TORONTO (Reuters) - The Canadian province of Ontario said on Monday it is suspending a multibillion-dollar plan to build two new nuclear reactors because of concerns about the future of the favored bidder and cost overruns.
Ontario said a proposal from Atomic Energy Corp Ltd, which is owned by the Canadian government, was the only one to meet its requirements for building two new reactors by 2018 at its Darlington nuclear power plant site, east of Toronto.
Other proposals to build the reactors came from French group Areva SA and Westinghouse Electric Co, which is owned by Toshiba Corp and Shaw Group Inc.
“Concern about pricing and uncertainty regarding (AECL‘s) future prevented Ontario from continuing with the procurement at this time,” the provincial government said in a release.

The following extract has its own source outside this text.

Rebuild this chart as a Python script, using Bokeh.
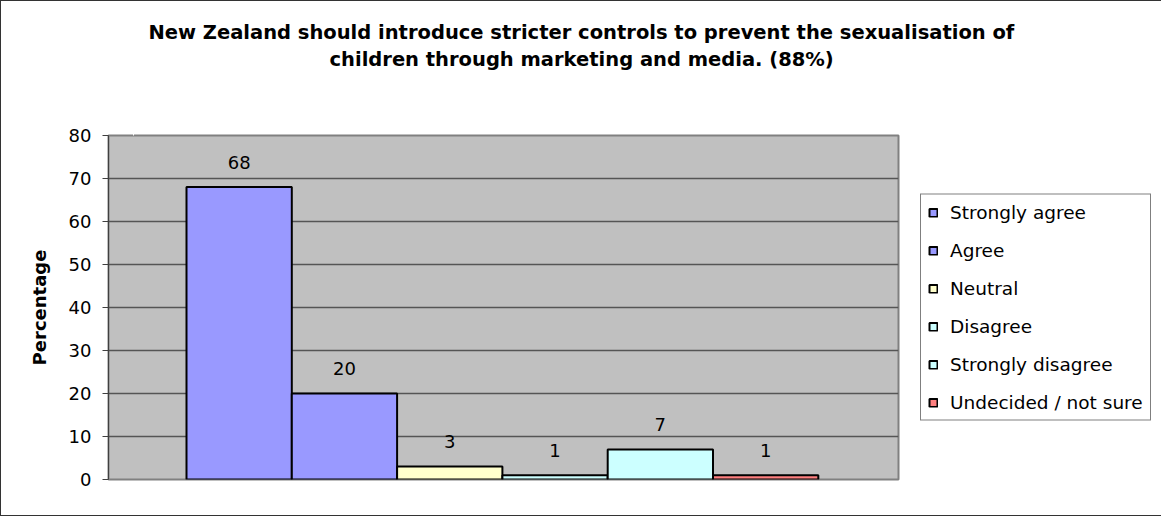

In late May, Canada’s federal government said it planned to seek buyers for AECL as part of an asset sale to wrestle down the government’s record budget deficit.
A spokesman from AECL was not available for comment.
The Ontario government launched a procurement process in March 2008 to build a two-unit nuclear power plant at Darlington. Nuclear power now accounts for about 50 percent of Ontario’s electricity supply.
The Canadian nuclear power industry was also hit on Monday by a report in the Globe and Mail newspaper that said safety regulators have underestimated a feature at the country’s electricity-producing Candu reactors, all designed by AECL, that might cause them to experience dangerous power pulses during a major accident.
According to an internal Canadian Nuclear Safety Commission document obtained by the newspaper, the nuclear stations have a feature known as “positive reactivity feedback,” in which their atomic chain reactions automatically speed up if the water pumped into the reactors to cool them leaks. The Globe said that a water leak is one of the worst accidents possible at a nuclear station.
If the reactors aren’t immediately shut down during such an incident, positive reactivity leads to a snowballing in the pace of nuclear reactions, which could cause damaging overheating, the newspaper said.
The Globe also said the utilities that operate the reactors -- Ontario Power Generation, NB Power, and Hydro-Quebec -- will likely have to spend “considerable resources” to deal with the safety issue.